NZ rugby union strength & conditioning coach

Phil Healey is a rugby union strength and conditioning coach with the Blues in Auckland, having previously been with Glasgow Warriors. He joined the Glasgow side for the 2017–18 season. Before he was with Glasgow he was previously a strength and conditioning coach for the Chiefs in New Zealand.

==Rugby union coaching career==
Healey was the head strength and conditioning coach for Counties Manukau Rugby Football Union from 2003 until 2008.

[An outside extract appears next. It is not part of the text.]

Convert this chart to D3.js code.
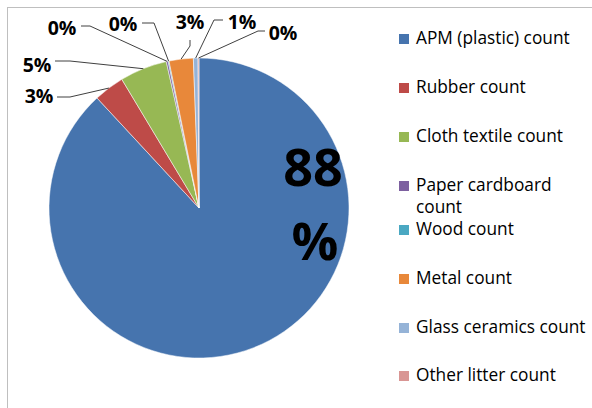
<!DOCTYPE html>
<html>
<head>
<meta charset="utf-8">
<script src="https://cdn.jsdelivr.net/npm/d3@7"></script>
<style>
  body { margin: 0; background: #fff; }
  svg { display: block; }
  text { font-family: "Open Sans", sans-serif; }
</style>
</head>
<body>
<div id="chart"></div>
<script>
(function() {
'use strict';

// litter categories and their share (percent of total count)
const categories = ['APM (plastic) count', 'Rubber count', 'Cloth textile count',
  'Paper cardboard count', 'Wood count', 'Metal count', 'Glass ceramics count', 'Other litter count'];
const values = [88.1, 3.3, 5.1, 0.2, 0.1, 2.6, 0.5, 0.1];
const colors = ['#4674AE', '#BE4B48', '#97B854', '#7D60A0', '#4AA8C2', '#E8883A', '#95B3D7', '#D99694'];

// where each outside label sits, and the bend of its leader line
const labelPos = [
  null,
  {x: 39, y: 103, bend: [[57, 97], [70, 97]]},
  {x: 37, y: 72, bend: [[55, 61], [70, 61]]},
  {x: 62, y: 35, bend: [[81, 26], [90, 26]]},
  {x: 123, y: 31, bend: [[142, 23], [154, 23]]},
  {x: 190, y: 29, bend: [[190, 40], [190, 46]]},
  {x: 242, y: 29, bend: [[223, 20], [214, 20]]},
  {x: 283, y: 40, bend: [[265, 31], [258, 31]]}
];

const width = 592;
const height = 408;
const cx = 199;
const cy = 208;
const radius = 150;

const total = d3.sum(values);
const fmt = v => Math.round(v / total * 100) + '%';

const svg = d3.select('#chart')
  .append('svg')
  .attr('width', width)
  .attr('height', height);

// chart area frame
svg.append('rect')
  .attr('x', 7.5)
  .attr('y', 7.5)
  .attr('width', 620)
  .attr('height', 440)
  .attr('fill', 'none')
  .attr('stroke', '#bfbfbf');

const pie = d3.pie()
  .value(d => d)
  .sort(null);

const arc = d3.arc()
  .innerRadius(0)
  .outerRadius(radius);

const edge = d3.arc()
  .innerRadius(radius)
  .outerRadius(radius);

const slices = pie(values);

const g = svg.append('g')
  .attr('transform', 'translate(' + cx + ',' + cy + ')');

g.selectAll('path')
  .data(slices)
  .enter()
  .append('path')
  .attr('d', arc)
  .attr('fill', (d, i) => colors[i])
  .attr('stroke', '#fff')
  .attr('stroke-width', 0.5);

// leader lines from label to slice edge
const line = d3.line();
slices.forEach((d, i) => {
  const p = labelPos[i];
  if (!p) return;
  const c = edge.centroid(d);
  const pts = p.bend.concat([[c[0] + cx, c[1] + cy]]);
  svg.append('path')
    .attr('d', line(pts))
    .attr('fill', 'none')
    .attr('stroke', '#404040')
    .attr('stroke-width', 1);
  svg.append('text')
    .attr('x', p.x)
    .attr('y', p.y)
    .attr('text-anchor', 'middle')
    .attr('font-weight', 'bold')
    .attr('font-size', 19.5)
    .attr('fill', '#000')
    .text(fmt(d.value));
});

// big label inside the main slice, wrapped like the original
const big = fmt(values[0]);
const bigText = svg.append('text')
  .attr('text-anchor', 'middle')
  .attr('font-weight', 'bold')
  .attr('font-size', 52)
  .attr('fill', '#000');
bigText.append('tspan').attr('x', 313).attr('y', 186).text(big.slice(0, -1));
bigText.append('tspan').attr('x', 315).attr('y', 260).text('%');

// legend
const legendRows = [44, 93, 142, 191, 235, 284, 333, 381];
const legend = svg.append('g');
categories.forEach((name, i) => {
  const y = legendRows[i];
  legend.append('rect')
    .attr('x', 399)
    .attr('y', y - 10)
    .attr('width', 10)
    .attr('height', 10)
    .attr('fill', colors[i]);
  const t = legend.append('text')
    .attr('x', 416)
    .attr('y', y)
    .attr('font-size', 17.3)
    .attr('fill', '#000');
  if (name === 'Paper cardboard count') {
    t.append('tspan').attr('x', 416).attr('y', y).text('Paper cardboard');
    t.append('tspan').attr('x', 416).attr('y', y + 22).text('count');
  } else {
    t.text(name);
  }
});

})();
</script>
</body>
</html>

He then joined the Chiefs in 2008 and stayed there until 2017. In 2016 the Chief's Head Coach, Dave Rennie, credited part of the team's success to the strength and conditioning work by Healey and his team. During Healey's time at the Chief's Waikato University's Sport and Leisure Studies students worked as interns with him.

He joined Glasgow Warriors for the 2017–18 season along with Dave Rennie.

On 23 October 2018 it was announced that Healey would leave Glasgow Warriors for personal reasons to return home to New Zealand. He will take up a position with the Blues in Auckland.